In ancient Roman religion, a supplicatio is a day of public prayer during times of crisis or a thanksgiving for receipt of aid. During days of public prayer, Roman men, women, and children traveled in procession to religious sites around the city praying for divine aid. Supplications might also be ordered in response to prodigies (prodigia); participants wore wreaths, carried laurel twigs, and attended sacrifices at temple precincts throughout the city.

Supplicatio as a form of religious expression is distinct in meaning from the general English definition of supplication as an act of beseeching following a military defeat or surrender, for which the Latin word submissio was more commonly used.

== Usage ==

It was usually decreed as soon as official intelligence of the victory had been received by a letter from the general in command. The number of days during which it was to last was proportioned to the importance of the victory. There are mentions of thanksgivings for forty days, fifty days and even sixty.

Sometimes it was decreed for only one day but more commonly for three or five days. A supplication of ten days was first decreed in honour of Pompey at the conclusion of the war with Mithridates and one of fifteen days after the victory over the Belgae by Caesar, an honour which Caesar himself says had never been granted to any one before.

Subsequently, a supplicatio of twenty days was decreed after his defeat of Vercingetorix. From this time the senate seems to have frequently increased the number of days out of mere compliment to the general.

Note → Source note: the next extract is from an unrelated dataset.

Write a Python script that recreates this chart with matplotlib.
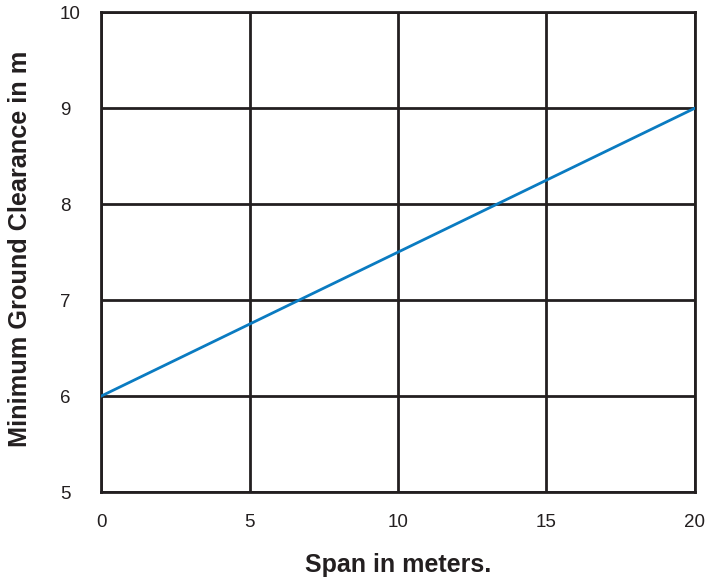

A supplicatio was usually regarded as a prelude to a triumph but it was not always followed by one, as Cato reminds Cicero, to whose honour a supplicatio had been decreed. This honour was conferred upon Cicero on account of his suppression of the conspiracy of Catiline, which had never been decreed to any one before in a civil capacity (togatus) as he frequently takes occasion to mention.

A supplicatio, a solemn supplication and humiliation, was also decreed in times of public danger and distress and on account of prodigies to avert the anger of the gods.